Supplied information ->

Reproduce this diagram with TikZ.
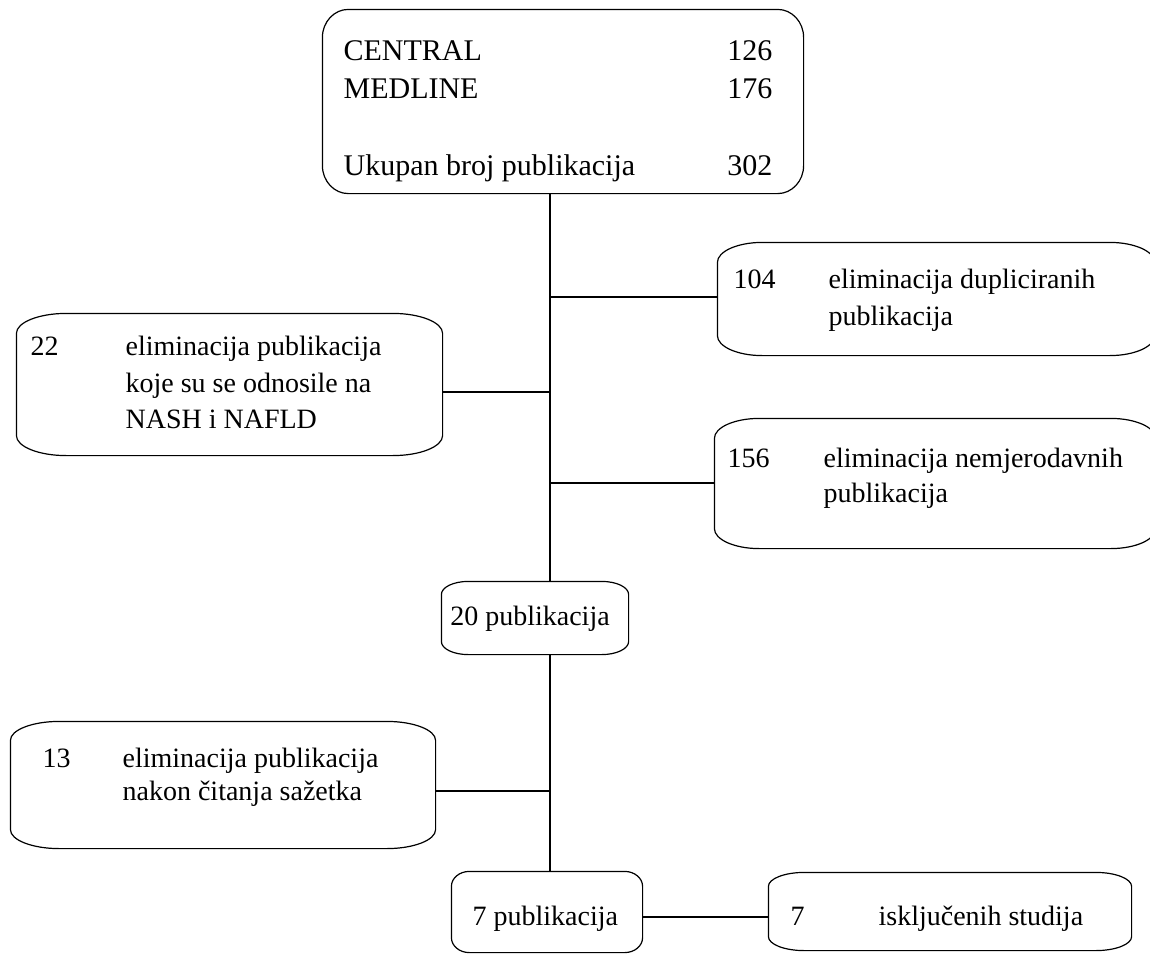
\documentclass[tikz,border=0pt]{standalone}
\usepackage{fontspec}
\setmainfont{Liberation Serif}
\tikzset{
    box/.style={inner sep=0pt},
    txt/.style={anchor=base west, inner sep=0pt},
    num/.style={anchor=base east, inner sep=0pt},
    big/.style={font=\fontsize{30}{36}\selectfont},
}
\begin{document}
\begin{tikzpicture}[x=1pt, y=-1pt, line width=1.2pt, font=\fontsize{28}{34}\selectfont]
    \useasboundingbox (0,0) rectangle (1150,953);
    \clip (0,0) rectangle (1150,953);

    % boxes
    \node[box, minimum width=480pt, minimum height=183pt] (src) at (563,101.5) {};
    \node[box, minimum width=436pt, minimum height=112pt] (dup) at (936,299) {};
    \node[box, minimum width=425pt, minimum height=141pt] (nash) at (229.5,384.5) {};
    \node[box, minimum width=440pt, minimum height=129pt] (nem) at (935,483.5) {};
    \node[box, minimum width=186pt, minimum height=72pt] (pub20) at (535,618) {};
    \node[box, minimum width=424pt, minimum height=126pt] (abs) at (223,785) {};
    \node[box, minimum width=190pt, minimum height=80pt] (pub7) at (547,912) {};
    \node[box, minimum width=362pt, minimum height=77pt] (incl) at (950,911.5) {};

    % outlines with oval corners
    \foreach \n/\rx/\ry in {src/26/28, dup/45/20, nash/50/20, nem/45/20,
                            pub20/27/13, abs/49/19, pub7/18/15, incl/36/14} {
        \draw ([xshift=\rx pt]\n.north west) -- ([xshift=-\rx pt]\n.north east)
            arc[start angle=90, end angle=0, x radius=\rx pt, y radius=\ry pt]
            -- ([yshift=\ry pt]\n.south east)
            arc[start angle=0, end angle=-90, x radius=\rx pt, y radius=\ry pt]
            -- ([xshift=\rx pt]\n.south west)
            arc[start angle=270, end angle=180, x radius=\rx pt, y radius=\ry pt]
            -- ([yshift=-\ry pt]\n.north west)
            arc[start angle=180, end angle=90, x radius=\rx pt, y radius=\ry pt]
            -- cycle;
    }

    % texts
    \node[txt, big] (central) at (343,60) {CENTRAL};
    \node[txt, big] (medline) at (343,98) {MEDLINE};
    \node[txt, big] (total) at (343,175) {Ukupan broj publikacija};
    \node[num, big] (ncentral) at (773,60) {126};
    \node[num, big] (nmedline) at (773,98) {176};
    \node[num, big] (ntotal) at (773,175) {302};

    \node[txt] (ndup) at (733,288) {104};
    \node[txt] (dup1) at (828,288) {eliminacija dupliciranih};
    \node[txt] (dup2) at (828,325) {publikacija};

    \node[txt] (nnash) at (30,355) {22};
    \node[txt] (nash1) at (125,355) {eliminacija publikacija};
    \node[txt] (nash2) at (125,392) {koje su se odnosile na};
    \node[txt] (nash3) at (125,428) {NASH i NAFLD};

    \node[txt] (nnem) at (727,467) {156};
    \node[txt] (nem1) at (823,467) {eliminacija nemjerodavnih};
    \node[txt] (nem2) at (823,502) {publikacija};

    \node[anchor=base, inner sep=0pt] (t20) at (530,625) {20 publikacija};

    \node[txt] (nabs) at (42,767) {13};
    \node[txt] (abs1) at (122,767) {eliminacija publikacija};
    \node[txt] (abs2) at (122,800) {nakon čitanja sažetka};

    \node[txt] (t7) at (472,925) {7 publikacija};
    \node[txt] (nincl) at (790,925) {7};
    \node[txt] (incl1) at (878,925) {isključenih studija};

    % connectors
    \coordinate (spine) at (550,0);
    \draw (src.south -| spine) -- (pub20.north -| spine);
    \draw (pub20.south -| spine) -- (pub7.north -| spine);
    \coordinate (jdup) at (550,297);
    \coordinate (jnash) at (550,392);
    \coordinate (jnem) at (550,483);
    \coordinate (jabs) at (550,791);
    \coordinate (jincl) at (0,917);
    \draw (jdup) -- (jdup -| dup.west);
    \draw (jnash) -- (jnash -| nash.east);
    \draw (jnem) -- (jnem -| nem.west);
    \draw (jabs) -- (jabs -| abs.east);
    \draw (pub7.east |- jincl) -- (incl.west |- jincl);
\end{tikzpicture}
\end{document}
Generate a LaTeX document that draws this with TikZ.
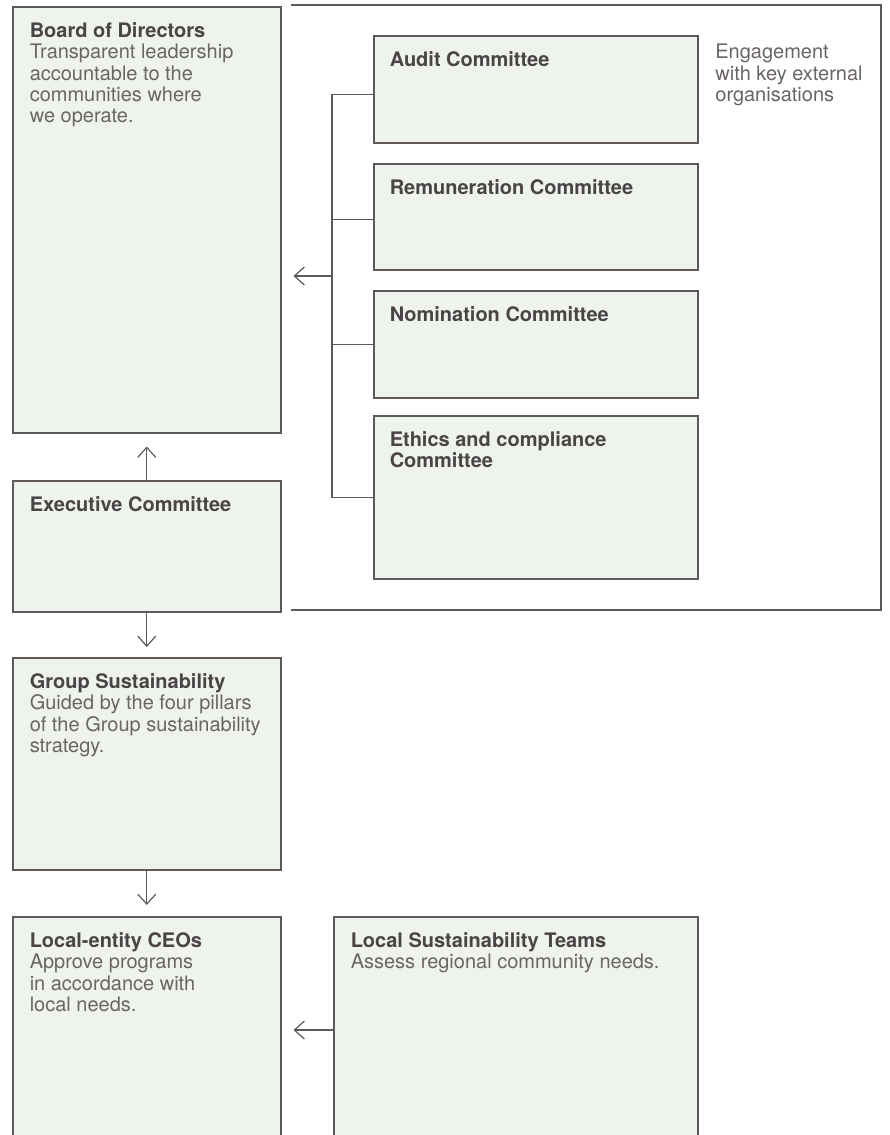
\documentclass[tikz,border=0pt]{standalone}
\usepackage{fontspec}
\setmainfont{TeX Gyre Heros}
\usepackage{xcolor}
\usetikzlibrary{arrows.meta}

\definecolor{panelfill}{HTML}{EFF3EE}
\definecolor{rulegray}{HTML}{5E5858}
\definecolor{headgray}{HTML}{4A4444}
\definecolor{bodygray}{HTML}{6A6464}

\newcommand{\boxbody}[3]{\parbox[t][#2][t]{#1}{\raggedright #3}}
\newcommand{\boxhead}[1]{{\bfseries\color{headgray}#1}}

\begin{document}
\begin{tikzpicture}[x=0.5pt, y=-0.5pt,
    panel/.style = {shape=rectangle, draw=rulegray, fill=panelfill,
      line width=0.75pt, anchor=north west,
      inner xsep=8.5pt, inner ysep=8pt,
      font=\fontsize{10}{10.6}\selectfont, text=bodygray},
    note/.style = {anchor=north west, inner sep=0pt, align=left,
      font=\fontsize{10}{10.6}\selectfont, text=bodygray},
    conn/.style = {draw=rulegray, line width=0.6pt},
    flow/.style = {conn, -{Straight Barb[length=5pt,width=9pt]}}]
    \useasboundingbox (0,0) rectangle (889,1135);
    \clip (0,0) rectangle (889,1135);

    % left column
    \node[panel] (board) at (12,6) {\boxbody{117pt}{197pt}{\boxhead{Board of Directors}\\
        Transparent leadership\\accountable to the\\communities where\\we operate.}};
    \node[panel] (exec) at (12,480) {\boxbody{117pt}{49.5pt}{\boxhead{Executive Committee}}};
    \node[panel] (group) at (12,657) {\boxbody{117pt}{90pt}{\boxhead{Group Sustainability}\\
        Guided by the four pillars\\of the Group sustainability\\strategy.}};
    \node[panel] (ceos) at (12,916) {\boxbody{117pt}{106pt}{\boxhead{Local-entity CEOs}\\
        Approve programs\\in accordance with\\local needs.}};
    \node[panel] (teams) at (333,916) {\boxbody{165pt}{106pt}{\boxhead{Local Sustainability Teams}\\
        Assess regional community needs.}};

    % committees
    \node[panel, inner xsep=8pt] (audit) at (373,35) {\boxbody{146pt}{37.5pt}{\boxhead{Audit Committee}}};
    \node[panel, inner xsep=8pt] (remun) at (373,163) {\boxbody{146pt}{37pt}{\boxhead{Remuneration Committee}}};
    \node[panel, inner xsep=8pt] (nomin) at (373,290) {\boxbody{146pt}{37.5pt}{\boxhead{Nomination Committee}}};
    \node[panel, inner xsep=8pt] (ethics) at (373,415) {\boxbody{146pt}{65.5pt}{\boxhead{Ethics and compliance\\Committee}}};
    \node[note] (engage) at (715,44) {Engagement\\with key external\\organisations};

    % frame round the committees
    \draw[conn] (291,5) -- (881,5) -- (881,610) -- (291,610);

    % bracket
    \coordinate (hub) at (332,276);
    \draw[conn] ([yshift=-2.5pt]audit.west) -| (hub) |- (ethics.west);
    \draw[conn] ([yshift=-1.5pt]remun.west) -- ([yshift=-1.5pt]remun.west -| hub);
    \draw[conn] (nomin.west) -- (nomin.west -| hub);
    \draw[flow, shorten >=6pt] (hub) -- (hub -| board.east);

    % arrows
    \draw[flow, shorten >=6.5pt] (exec) -- (board);
    \draw[flow, shorten >=5pt] (exec) -- (group);
    \draw[flow, shorten >=5.5pt] (group) -- (ceos);
    \coordinate (teamport) at (333,1030);
    \draw[flow, shorten >=6pt] (teamport) -- (teamport -| ceos.east);
\end{tikzpicture}
\end{document}
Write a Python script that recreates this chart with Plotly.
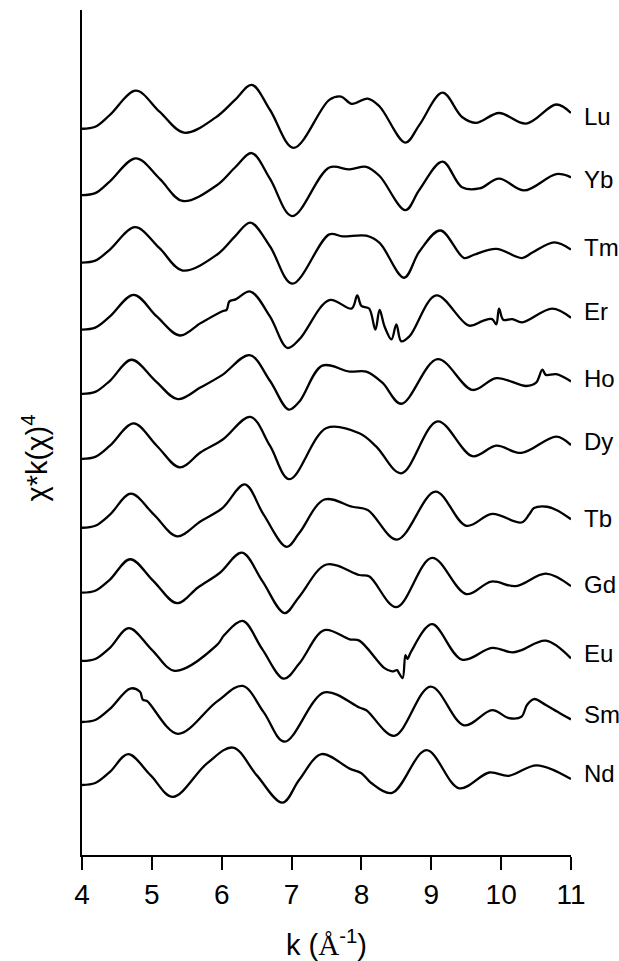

The request -> Find "with". Copy every line it occurs in.

Solution for this exercise ->
Reproduce this diagram with TikZ.
    % outlines with oval corners
Generate a LaTeX document that draws this with TikZ.
        Approve programs\\in accordance with\\local needs.}};
    \node[note] (engage) at (715,44) {Engagement\\with key external\\organisations};
Write a Python script that recreates this chart with Plotly.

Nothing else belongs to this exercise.